L’expression « de Nation à Nation » ne doit pas être vide de sens. Si le Québec veut la respecter, il devrait convenir de ne pas légiférer sans l’accord des gouvernements de nos Nations.

C’est la raison pour laquelle l’Assemblée des Premières Nations Québec-Labrador (APNQL), conjointement avec le Conseil en Éducation des Premières Nations (CEPN), a décidé de déposer une demande de contestation judiciaire devant la Cour supérieure du Québec relativement à la Loi sur la langue officielle et commune du Québec, le français, adoptée le 25 mai 2022.

Le projet de loi 96, maintenant appelé Loi 14, porte atteinte aux droits ancestraux de nature générique dont sont titulaires les peuples autochtones. Cette loi contribue directement à aggraver les obstacles à la réussite et à la poursuite académique et professionnelle des apprenants autochtones.

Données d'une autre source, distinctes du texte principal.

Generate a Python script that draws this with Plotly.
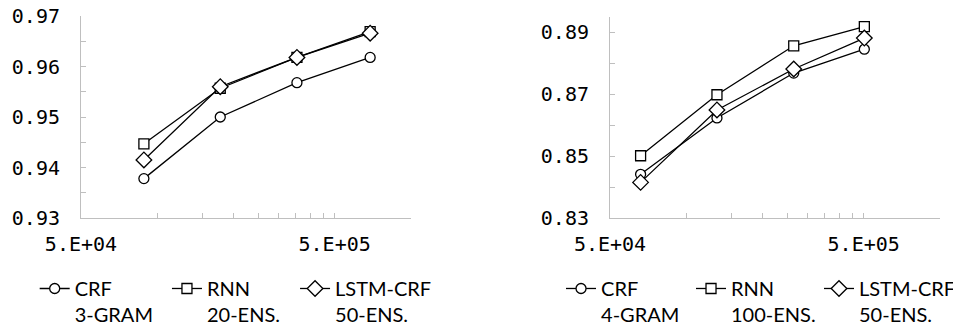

Notre contestation judiciaire vise 14 articles de la Charte de la langue française. Ces 14 articles portent atteinte aux droits ancestraux à l’autodétermination et à l’autonomie gouvernementale en matière d’éducation, ainsi qu’aux langues et aux cultures des Premières Nations.

Nous croyons que les Peuples autochtones sont les mieux placés pour décider des mesures requises pour offrir une éducation culturellement adaptée à leurs membres. L’extinction de nos langues n’est guère acceptable.

De plus, si le Québec veut être un allié dans la protection des langues ancestrales de nos Premières Nations, il n’a pas besoin de légiférer. Il peut simplement fournir les ressources qui sont nécessaires par l’entremise des différents ministères ou organismes concernés, comme le ministère de la Culture et des Communications. En ce qui nous concerne, l’aventure du ministre Lafrenière est une opération de relations publiques, un « show de boucane » qui porte atteinte à notre droit inhérent à l’autodétermination.

En vertu de ce droit, en juillet dernier, le CEPN a signé une entente régionale en matière d’éducation avec le gouvernement fédéral. Cette entente comprend un financement de 4,6 millions de dollars par année consacré aux langues autochtones et aux cultures en éducation préscolaire, primaire et secondaire des écoles membres du CEPN. Ce droit à la langue constitue un droit ancestral reconnu et confirmé par l’article  5 de la loi constitutionnelle de 1982, et l’une des raisons motivant les Premières Nations à contester les consultations publiques sur les langues autochtones organisées par le ministre Lafrenière.

Nous le répétons et défendrons toujours le droit à l’autodétermination de nos peuples, ainsi que le droit à l’autonomie gouvernementale en éducation, une prérogative des Premières Nations et non du gouvernement provincial.

Nous tenons à préciser que notre démarche ne remet aucunement en question l’importance du français pour le peuple québécois. Tous, nous reconnaissons l’importance vitale qu’a la langue française pour l’identité québécoise. De la même manière que nous espérons que les Québécois reconnaissent l’importance de nos langues pour l’identité propre à chacune de nos Nations.

Il est temps que le gouvernement du Québec entende raison et cesse ses méthodes d’un autre siècle et travaille avec les Premières Nations dans une véritable relation d’égal à égal, de Nation à Nation.